In terms of presenting history digitally scalar appealed to me for its ability to pull in content and push the reader out.  Rather than inserting footnotes, I grabbed pages from the internet and linked out to them.  I also pulled in a range of digitally produced bits of history one page I am able to embed a juxta that compares various versions of what became known as “The Master’s Tools” and a dendogram that visualizes all the works in google books that cite the article, of which Bonnie Johnson is one author “Black Women on Black Women Writers. “

 

These visualizations highlight a range of issues from what is THE text, why THIS text not THAT text, as well as my central issue how a text can be both central and ignored.

 

 

I also wanted to explore the question of why the pentalogue on black women writers is well circulated, while the trilogue of Bristow and Johnson along with Carol Aschr, is not. Here I pulled in WorldCat, which shows the proceedings of this conference, which include the paper, are held only in three archives.

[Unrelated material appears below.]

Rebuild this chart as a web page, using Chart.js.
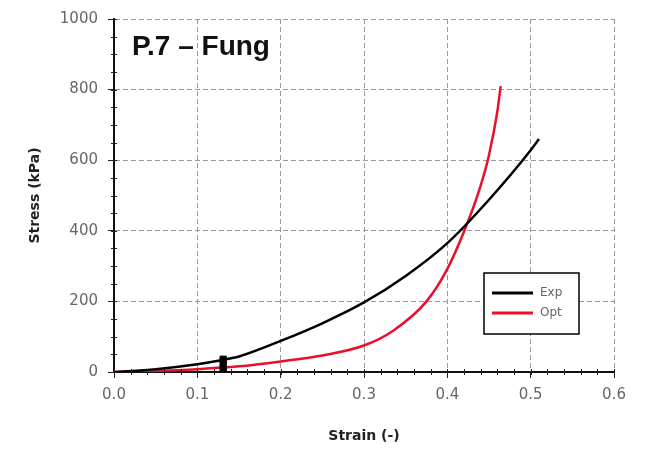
<!DOCTYPE html>
<html><head><meta charset="utf-8">
<script src="https://cdn.jsdelivr.net/npm/chart.js@4/dist/chart.umd.min.js"></script>
<style>html,body{margin:0;padding:0;background:#fff}#wrap{width:649px;height:449px}</style>
</head><body><div id="wrap"><canvas id="c" width="649" height="449"></canvas></div>
<script>
const expStrain = [0, 0.05, 0.1, 0.13, 0.15, 0.2, 0.25, 0.3, 0.35, 0.4, 0.45, 0.5, 0.51];
const expStress = [0, 8, 22, 34, 44, 88, 138, 197, 272, 365, 488, 628, 660];
const optStrain = [0, 0.05, 0.1, 0.15, 0.2, 0.25, 0.3, 0.335, 0.375, 0.4, 0.427, 0.44, 0.45, 0.46, 0.464];
const optStress = [0, 3, 8, 16, 30, 47, 75, 117, 200, 292, 440, 528, 615, 738, 810];
const markStrain = [0.131, 0.131, 0.131];
const markStress = [6, 20, 36];
const xTicks = [0, 0.1, 0.2, 0.3, 0.4, 0.5, 0.6];
const yTicks = [0, 200, 400, 600, 800, 1000];
const seriesNames = ['Exp', 'Opt'];
const titleText = 'P.7 \u2013 Fung';

const pts = (xs, ys) => xs.map((x, i) => ({x: x, y: ys[i]}));

const decor = {
  id: 'decor',
  afterDraw(chart) {
    const ctx = chart.ctx, xs = chart.scales.x, ys = chart.scales.y, a = chart.chartArea;
    ctx.save();
    ctx.strokeStyle = '#222'; ctx.lineWidth = 1;
    for (let v = 0; v <= 1000; v += 50) {
      const py = Math.round(ys.getPixelForValue(v)) + 0.5;
      ctx.beginPath(); ctx.moveTo(a.left - 3, py); ctx.lineTo(a.left + 3, py); ctx.stroke();
    }
    for (let i = 0; i <= 30; i++) {
      const px = Math.round(xs.getPixelForValue(i * 0.02)) + 0.5;
      ctx.beginPath(); ctx.moveTo(px, a.bottom - 3); ctx.lineTo(px, a.bottom + 3); ctx.stroke();
    }
    ctx.fillStyle = '#111';
    ctx.font = 'bold 28px "Liberation Sans", Arial, sans-serif';
    ctx.textBaseline = 'middle'; ctx.textAlign = 'left';
    ctx.fillText(titleText, a.left + 18, 47);
    const bx = 484, by = 273, bw = 95, bh = 61;
    ctx.lineWidth = 1.5; ctx.strokeStyle = '#000'; ctx.fillStyle = '#fff';
    ctx.fillRect(bx, by, bw, bh); ctx.strokeRect(bx, by, bw, bh);
    const cols = ['#000000', '#e8102a'];
    ctx.font = '12px "DejaVu Sans", sans-serif';
    seriesNames.forEach((n, i) => {
      const yy = by + 20 + i * 20;
      ctx.strokeStyle = cols[i]; ctx.lineWidth = 3;
      ctx.beginPath(); ctx.moveTo(bx + 8, yy); ctx.lineTo(bx + 49, yy); ctx.stroke();
      ctx.fillStyle = '#666';
      ctx.fillText(n, bx + 56, yy);
    });
    ctx.restore();
  }
};

const tickFont = {size: 15, family: '"DejaVu Sans", sans-serif'};
const axisTitleFont = {size: 14, weight: 'bold', family: '"DejaVu Sans", sans-serif'};

new Chart(document.getElementById('c'), {
  type: 'line',
  data: {
    datasets: [
      {label: seriesNames[0], data: pts(expStrain, expStress), borderColor: '#000', borderWidth: 2.5, pointRadius: 0, cubicInterpolationMode: 'monotone', order: 1},
      {label: seriesNames[1], data: pts(optStrain, optStress), borderColor: '#e8102a', borderWidth: 2.5, pointRadius: 0, cubicInterpolationMode: 'monotone', order: 2},
      {label: 'marker', data: pts(markStrain, markStress), showLine: false, pointStyle: 'rect', pointRadius: 4.5, backgroundColor: '#000', borderColor: '#000', order: 0}
    ]
  },
  options: {
    responsive: false, animation: false,
    layout: {padding: {top: 19, right: 35, left: 0, bottom: 0}},
    plugins: {legend: {display: false}, tooltip: {enabled: false}},
    scales: {
      x: {
        type: 'linear', min: 0, max: 0.6,
        afterBuildTicks: s => { s.ticks = xTicks.map(v => ({value: v})); },
        afterFit: s => { s.height = 77; },
        ticks: {color: '#666', font: tickFont, padding: 8, callback: v => v.toFixed(1)},
        grid: {color: '#999', lineWidth: 1, tickLength: 6, tickColor: '#222'},
        border: {display: true, color: '#111', width: 2, dash: [5, 3]},
        title: {display: true, text: 'Strain (-)', color: '#222', font: axisTitleFont, padding: {top: 4, bottom: 4}}
      },
      y: {
        type: 'linear', min: 0, max: 1000,
        afterBuildTicks: s => { s.ticks = yTicks.map(v => ({value: v})); },
        afterFit: s => { s.width = 114; },
        ticks: {color: '#666', font: tickFont, padding: 10, callback: v => String(v)},
        grid: {color: '#999', lineWidth: 1, tickLength: 6, tickColor: '#222'},
        border: {display: true, color: '#111', width: 2, dash: [5, 3]},
        title: {display: true, text: 'Stress (kPa)', color: '#222', font: axisTitleFont, padding: {top: 27, bottom: 0}}
      }
    }
  },
  plugins: [decor]
});
</script>
</body></html>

I also include a snippet of the digitization I did of this essay. Here I want to raise some the first of many ethical conundrums created by doing digital history. I obviously believe Both/And is an important piece that has been ignored. Do I therefore put the copy I have on the internet? I am well aware that it is only my privileged position as a professor with access to an institutional library and interlibrary loan that allowed me to read it. On the other hand, it isn’t my essay to share.

 

 

 

 

This brings me to the crucial issue of digital preservation. My project is possible because so many things have been digitized and put on the internet, yet at many junctures in the project I hit what I call dead-ends where materials are either not available online or have “disappeared.” In particular I relied on three “non-academic” online repositories. The amazing Lesbian Herstory Archives (use them, love them, and most importantly GIVE THEM MONEY) has worked with at Pratt to create the online digital collection Herstories which contains many tapes of Audre Lorde, including the panel I write about here. and The Internet Archives contains OCR’d copies of Heresies, and finally Reveal Digital’s Independent Voices collection has digitized the women’s liberation periodical holdings of Duke and Northwestern.

 

 

 

 

Issues surrounding LGBTQ archives have been theorized extensively as part of the “archival turn” in everything. However I want to bring this to really really practical question centering on the tension between the archival and the ephemeral. When I first began working in archives over 20 years ago now, the collection I worked with was titled “radical ephemera” all those messy leaflets and pamphlets left behind from social movements that were clearly important but fit no existing taxonomy and thus ended up dumped together in one box. Ephemera moves us into a time scale other than archives imply.    The ephemeral might also be said to be trivial, of the lower order of things, unimportant for knowledges. Considerable tension exists between the idea of history embedded in community archives from the 1960s and 1970s, the desiring subject in search of the self in the archive, and newer understanding of queer historiography, what I started with from De Certeau that history is moving the preserved remnants of the past into circulation with/of the present. Madhru Narayan’s lovely essay highlights the crucial community context of those ephemeral collections, most excellently exemplified by the Lesbian Herstory Archives, while Jen Jack Giesking’s cri de Coeur reminds us that these ephemeral traces were produced for, of, and by a very specific community. And it is this last thing I want to pick up on what are the ethics of digitizing & placing online something that was at once both open to the public and for/of a group of insiders? Should LGBTQ archives be digitized and put online? (storify of people's opinions here)

 

 

This all matters. It matters a lot. There are amazing projects being made out of LGBTQ archives. E.G. Crichton Lineages for example pairs archives with artists. I love this, everything about it, but most of all, because it moves archival material out into circulation with the present. Sam McBean's Being There is another fabulous way that past and present interact.